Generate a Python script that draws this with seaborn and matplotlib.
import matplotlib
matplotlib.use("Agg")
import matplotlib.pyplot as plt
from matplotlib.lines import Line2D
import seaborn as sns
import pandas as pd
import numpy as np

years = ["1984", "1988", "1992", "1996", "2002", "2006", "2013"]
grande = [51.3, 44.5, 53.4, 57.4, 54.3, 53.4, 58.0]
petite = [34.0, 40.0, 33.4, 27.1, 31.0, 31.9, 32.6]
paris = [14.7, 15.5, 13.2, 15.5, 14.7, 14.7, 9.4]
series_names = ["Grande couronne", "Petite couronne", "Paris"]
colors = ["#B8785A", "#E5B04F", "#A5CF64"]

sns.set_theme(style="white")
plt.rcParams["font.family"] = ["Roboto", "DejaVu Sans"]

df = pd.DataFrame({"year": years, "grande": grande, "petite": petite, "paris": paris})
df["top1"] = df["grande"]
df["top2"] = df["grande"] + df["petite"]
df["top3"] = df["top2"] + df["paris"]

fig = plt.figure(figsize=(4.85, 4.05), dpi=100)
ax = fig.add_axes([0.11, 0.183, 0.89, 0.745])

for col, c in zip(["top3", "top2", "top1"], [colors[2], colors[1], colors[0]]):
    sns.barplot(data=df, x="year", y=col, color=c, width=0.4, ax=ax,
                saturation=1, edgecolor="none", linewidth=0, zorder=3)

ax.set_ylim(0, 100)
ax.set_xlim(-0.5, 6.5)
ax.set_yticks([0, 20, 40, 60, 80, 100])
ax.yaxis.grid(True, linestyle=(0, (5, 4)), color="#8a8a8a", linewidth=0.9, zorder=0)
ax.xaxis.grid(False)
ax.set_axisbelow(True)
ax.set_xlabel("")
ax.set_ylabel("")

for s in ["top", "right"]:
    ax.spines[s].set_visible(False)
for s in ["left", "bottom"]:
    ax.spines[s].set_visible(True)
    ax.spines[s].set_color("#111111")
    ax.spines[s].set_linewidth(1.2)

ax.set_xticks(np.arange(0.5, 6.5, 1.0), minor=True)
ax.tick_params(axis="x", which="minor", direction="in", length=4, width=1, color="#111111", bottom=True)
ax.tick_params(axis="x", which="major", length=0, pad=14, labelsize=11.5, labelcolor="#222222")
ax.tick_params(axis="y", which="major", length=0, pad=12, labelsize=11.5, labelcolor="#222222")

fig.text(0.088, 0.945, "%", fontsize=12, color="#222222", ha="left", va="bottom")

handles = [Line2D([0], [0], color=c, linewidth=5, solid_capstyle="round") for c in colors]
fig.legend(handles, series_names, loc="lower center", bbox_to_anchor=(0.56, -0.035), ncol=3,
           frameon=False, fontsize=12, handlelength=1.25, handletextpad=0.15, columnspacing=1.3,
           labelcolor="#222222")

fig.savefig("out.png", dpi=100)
──────────────────────────────
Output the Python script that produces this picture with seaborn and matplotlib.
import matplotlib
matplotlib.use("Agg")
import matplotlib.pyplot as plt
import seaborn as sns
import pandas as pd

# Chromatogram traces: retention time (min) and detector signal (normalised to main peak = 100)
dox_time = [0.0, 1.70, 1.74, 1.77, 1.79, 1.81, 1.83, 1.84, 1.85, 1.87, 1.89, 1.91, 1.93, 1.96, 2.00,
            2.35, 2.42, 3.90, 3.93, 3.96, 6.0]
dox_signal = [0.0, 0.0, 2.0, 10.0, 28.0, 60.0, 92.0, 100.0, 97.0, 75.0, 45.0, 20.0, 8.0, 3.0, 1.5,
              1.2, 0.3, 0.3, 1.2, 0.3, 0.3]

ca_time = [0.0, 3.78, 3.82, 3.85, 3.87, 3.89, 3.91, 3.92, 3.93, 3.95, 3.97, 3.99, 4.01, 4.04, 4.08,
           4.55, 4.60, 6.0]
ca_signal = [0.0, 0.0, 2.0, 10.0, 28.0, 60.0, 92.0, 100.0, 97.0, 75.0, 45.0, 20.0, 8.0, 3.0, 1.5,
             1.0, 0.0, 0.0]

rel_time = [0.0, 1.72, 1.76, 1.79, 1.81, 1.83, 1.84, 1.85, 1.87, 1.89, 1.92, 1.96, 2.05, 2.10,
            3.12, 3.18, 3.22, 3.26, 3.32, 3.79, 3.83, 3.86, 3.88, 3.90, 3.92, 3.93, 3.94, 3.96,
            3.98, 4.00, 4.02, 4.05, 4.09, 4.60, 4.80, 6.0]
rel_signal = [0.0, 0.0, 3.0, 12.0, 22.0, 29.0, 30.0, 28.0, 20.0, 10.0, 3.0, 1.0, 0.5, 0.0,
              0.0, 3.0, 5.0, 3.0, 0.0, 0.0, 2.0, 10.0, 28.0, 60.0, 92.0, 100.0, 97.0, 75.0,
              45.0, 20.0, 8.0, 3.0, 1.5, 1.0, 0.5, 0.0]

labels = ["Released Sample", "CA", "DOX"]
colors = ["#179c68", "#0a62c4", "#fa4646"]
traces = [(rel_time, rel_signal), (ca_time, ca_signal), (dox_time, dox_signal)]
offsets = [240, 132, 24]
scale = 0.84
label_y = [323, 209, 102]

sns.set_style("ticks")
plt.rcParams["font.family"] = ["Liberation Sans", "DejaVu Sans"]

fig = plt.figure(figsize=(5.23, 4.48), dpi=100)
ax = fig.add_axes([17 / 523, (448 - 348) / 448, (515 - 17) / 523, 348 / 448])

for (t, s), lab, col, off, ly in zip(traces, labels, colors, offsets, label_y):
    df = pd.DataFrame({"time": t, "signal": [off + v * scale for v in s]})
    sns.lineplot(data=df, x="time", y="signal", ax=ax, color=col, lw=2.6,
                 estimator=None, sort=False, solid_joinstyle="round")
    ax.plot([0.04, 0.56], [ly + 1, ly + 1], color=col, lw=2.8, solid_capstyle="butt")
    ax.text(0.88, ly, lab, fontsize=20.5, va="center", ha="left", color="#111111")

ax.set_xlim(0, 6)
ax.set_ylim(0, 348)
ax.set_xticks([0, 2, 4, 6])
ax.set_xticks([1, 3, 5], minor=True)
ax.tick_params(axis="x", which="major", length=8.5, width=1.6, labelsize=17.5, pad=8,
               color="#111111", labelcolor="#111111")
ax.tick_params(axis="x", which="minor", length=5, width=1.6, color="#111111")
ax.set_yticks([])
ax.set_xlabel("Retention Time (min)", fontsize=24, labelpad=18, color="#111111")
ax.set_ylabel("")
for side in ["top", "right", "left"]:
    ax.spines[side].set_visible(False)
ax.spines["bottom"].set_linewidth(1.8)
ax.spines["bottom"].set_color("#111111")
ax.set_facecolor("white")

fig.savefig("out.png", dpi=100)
──────────────────────────────
◆ **Task objective**: Transcribe, exactly and without additions, the lines of the records above, beginning with the line that contains "Generate a Python" and ending with the line that contains "import numpy as np", both included.

◆ **Correct answer**:
Generate a Python script that draws this with seaborn and matplotlib.
import matplotlib
matplotlib.use("Agg")
import matplotlib.pyplot as plt
from matplotlib.lines import Line2D
import seaborn as sns
import pandas as pd
import numpy as np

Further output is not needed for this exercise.